Stewart Cole is an internationally renowned scientist and Professor of Microbial Pathogenesis. Since January 2nd, 2018, he is the President of the Institut Pasteur.
From 2007 to 2017, he was full Professor and Director of the Global Health Institute at the Ecole Polytechnique Fédérale de Lausanne (EPFL), the Swiss Federal Institute of Technology of Lausanne – a world-leading education and research center, where he is now Professor Emeritus.
Prior to joining EPFL, Professor Cole worked for 24 years as a researcher and group leader at the Institut Pasteur, and also held various research management positions. He was Director of Strategic Technologies and then Executive Scientific Director. He was also acting President of the Institut Pasteur in Paris in 2005.
He has been the recipient of many national and international prizes and distinctions. In 2009, he was awarded the World Health Organization’s prestigious Stop-TB Partnership Kochon Prize. Other prizes include : Prix Jean-Pierre Lecocq, Académie des Sciences, France ; Marjory Stephenson Prize from the Society for General Microbiology, UK; Emil von Behring Prize from the University of Marburg, Gardner Middlebrook Lifetime Achievement Award. Professor Cole is an EMBO member, Fellow of the Royal Society, UK and associate member of the National Academy of Pharmacy, France.
He has been involved in the work of several foundations (Chair of the board of the Innovative Medicines for Tuberculosis Foundation and President of the Commission médicale of the Fondation Raoul Follereau). Professor Cole has served on numerous scientific committees at the World Health Organization, the Wellcome Trust, the Howard Hughes Medical Institute and elsewhere.
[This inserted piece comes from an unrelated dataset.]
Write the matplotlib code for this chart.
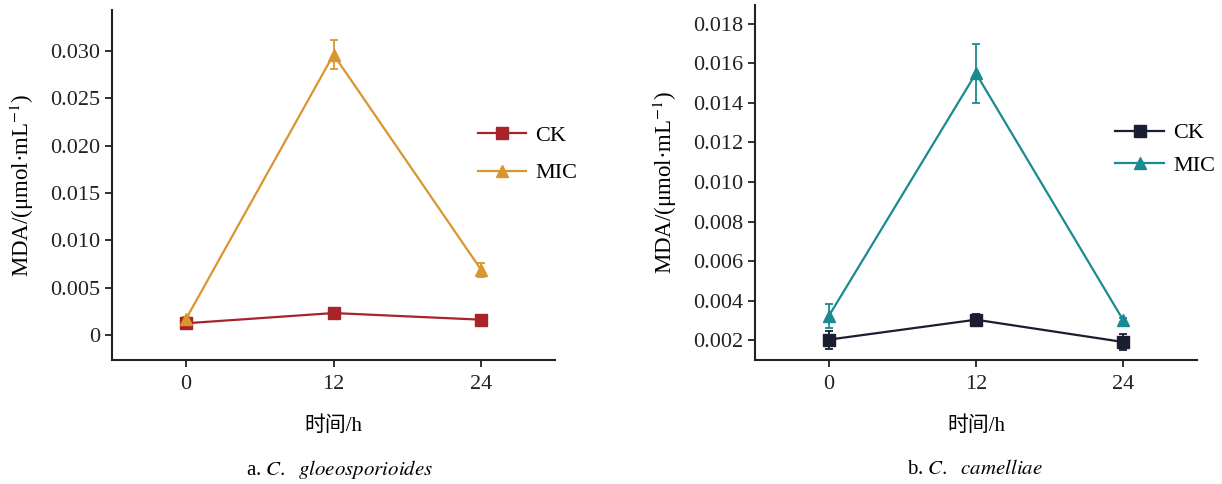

Stewart Cole has published more than 350 scientific papers on infectious diseases, most notably tuberculosis and leprosy.
PROJECTS
Stewart Cole’s current research is in the field of drug discovery and drug development for tuberculosis (TB). He is the scientific leader of ERA4TB (European Regimen Accelerator for Tuberculosis) a public-private initiative devoted to accelerate the development of new treatment regimens for tuberculosis (https://era4tb.org/). He has previously investigated a range of topics including: bacterial electron transport systems; the genomics and diagnostics of retroviruses (HIV) and oncogenic papillomaviruses (HPV); antibiotic resistance mechanisms; and the molecular microbiology of toxigenic clostridia. Cole is best-known for his pioneering work on the genomics, evolution and virulence of pathogenic mycobacteria, especially those causing the human diseases TB and leprosy.